■ THE REQUEST:
Retype the data that follows line by line, exactly, and leave its pictures out.
⟨
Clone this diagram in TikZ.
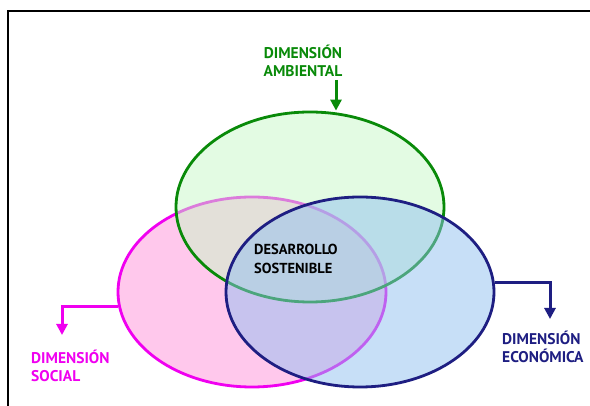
\documentclass[tikz,border=0pt]{standalone}
\usepackage{fontspec}
\setmainfont{PT Sans}
\usetikzlibrary{shapes.geometric,arrows.meta}
\definecolor{gfill}{HTML}{C8F8C8}
\definecolor{pfill}{HTML}{FFC8EC}
\definecolor{bfill}{HTML}{90C0F0}
\definecolor{gline}{HTML}{098A09}
\definecolor{pline}{HTML}{F000F0}
\definecolor{bline}{HTML}{1E1E82}
\tikzset{
  venn/.style={ellipse, minimum width=268pt, minimum height=190pt, inner sep=0pt, line width=2.8pt},
  lbl/.style={font=\bfseries\fontsize{15.5}{18.5}\selectfont, inner sep=0pt},
  conn/.style={line width=3pt, -{Triangle[length=11pt,width=11pt]}}
}
\begin{document}
\begin{tikzpicture}[x=1pt,y=-1pt]
\useasboundingbox (0,0) rectangle (590,406);
\fill[white] (0,0) rectangle (590,406);
\begin{scope}
\clip (0,0) rectangle (590,406);
\draw[line width=2pt] (8,11) rectangle (610,430);
\end{scope}
% ellipses
\node[venn, draw=pline, fill=pfill] (soc) at (252,292) {};
\node[venn, draw=gline, fill=gfill, fill opacity=0.5] (amb) at (310,207) {};
\node[venn, draw=bline, fill=bfill, fill opacity=0.5] (eco) at (360,292) {};
% labels
\node[lbl, text=gline, align=center] (tamb) at (303,61) {DIMENSIÓN\\AMBIENTAL};
\node[lbl, text=pline, align=left, anchor=west] (tsoc) at (31,366) {DIMENSIÓN\\SOCIAL};
\node[lbl, text=bline, align=left, anchor=west] (teco) at (502,347) {DIMENSIÓN\\ECONÓMICA};
\node[lbl, text=black, align=left, anchor=west, font=\bfseries\fontsize{14.5}{18.5}\selectfont] (tds) at (254,259) {DESARROLLO\\SOSTENIBLE};
% connectors
\coordinate (ga) at (336,80);
\coordinate (pa) at (62,335);
\coordinate (ba) at (550,319);
\draw[conn, draw=gline] (ga) -- (ga |- amb.north);
\draw[conn, draw=pline] (soc.186) -| (pa);
\draw[conn, draw=bline] (eco.4) -| (ba);
\end{tikzpicture}
\end{document}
⟩
■ RESULT OF THIS TASK:
Clone this diagram in TikZ.
\documentclass[tikz,border=0pt]{standalone}
\usepackage{fontspec}
\setmainfont{PT Sans}
\usetikzlibrary{shapes.geometric,arrows.meta}
\definecolor{gfill}{HTML}{C8F8C8}
\definecolor{pfill}{HTML}{FFC8EC}
\definecolor{bfill}{HTML}{90C0F0}
\definecolor{gline}{HTML}{098A09}
\definecolor{pline}{HTML}{F000F0}
\definecolor{bline}{HTML}{1E1E82}
\tikzset{
  venn/.style={ellipse, minimum width=268pt, minimum height=190pt, inner sep=0pt, line width=2.8pt},
  lbl/.style={font=\bfseries\fontsize{15.5}{18.5}\selectfont, inner sep=0pt},
  conn/.style={line width=3pt, -{Triangle[length=11pt,width=11pt]}}
}
\begin{document}
\begin{tikzpicture}[x=1pt,y=-1pt]
\useasboundingbox (0,0) rectangle (590,406);
\fill[white] (0,0) rectangle (590,406);
\begin{scope}
\clip (0,0) rectangle (590,406);
\draw[line width=2pt] (8,11) rectangle (610,430);
\end{scope}
% ellipses
\node[venn, draw=pline, fill=pfill] (soc) at (252,292) {};
\node[venn, draw=gline, fill=gfill, fill opacity=0.5] (amb) at (310,207) {};
\node[venn, draw=bline, fill=bfill, fill opacity=0.5] (eco) at (360,292) {};
% labels
\node[lbl, text=gline, align=center] (tamb) at (303,61) {DIMENSIÓN\\AMBIENTAL};
\node[lbl, text=pline, align=left, anchor=west] (tsoc) at (31,366) {DIMENSIÓN\\SOCIAL};
\node[lbl, text=bline, align=left, anchor=west] (teco) at (502,347) {DIMENSIÓN\\ECONÓMICA};
\node[lbl, text=black, align=left, anchor=west, font=\bfseries\fontsize{14.5}{18.5}\selectfont] (tds) at (254,259) {DESARROLLO\\SOSTENIBLE};
% connectors
\coordinate (ga) at (336,80);
\coordinate (pa) at (62,335);
\coordinate (ba) at (550,319);
\draw[conn, draw=gline] (ga) -- (ga |- amb.north);
\draw[conn, draw=pline] (soc.186) -| (pa);
\draw[conn, draw=bline] (eco.4) -| (ba);
\end{tikzpicture}
\end{document}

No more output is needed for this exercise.